Ah’Mari Stevens, a 16-year-old football player from South Florida, boarded a helicopter with a videographer one day last spring. As the chopper circled Miami, the cameraman explained the purpose of the shoot: “Everybody and their mama wants to know where he’s going to play ball next year.”
Ah’Mari, a whip-fast sophomore wide receiver with two state championships under his belt, peered out the window as various high-school campuses passed below. He listed their attributes—NFL alums, college stars, state titles—and then pointed out Edison High, an inner-city public school whose coach at the time boasted of negotiating multimillion-dollar deals, where he planned to enroll.

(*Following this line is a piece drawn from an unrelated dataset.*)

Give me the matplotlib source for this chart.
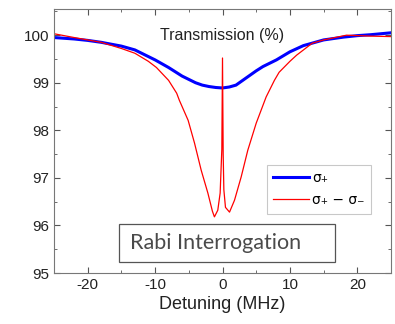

“Sometimes a man gotta create their own path,” he said in the video, made by social-media company Footballville. Edison would be Ah’Mari’s third high school, but not his last. After a few games, he switched to a rival Catholic powerhouse known for star receivers.
Suiting up for four different high schools would be impossible in most of the country, thanks to state interscholastic rules that can require transfer students to sit out a year of competition.
Florida is different. School-choice laws mean athletes transfer easily, often without losing a moment on the playing field. In the age of Name, Image and Likeness compensation, the result is a first-of-its-kind high-school transfer portal that some insiders warn may be the future of scholastic sports in America.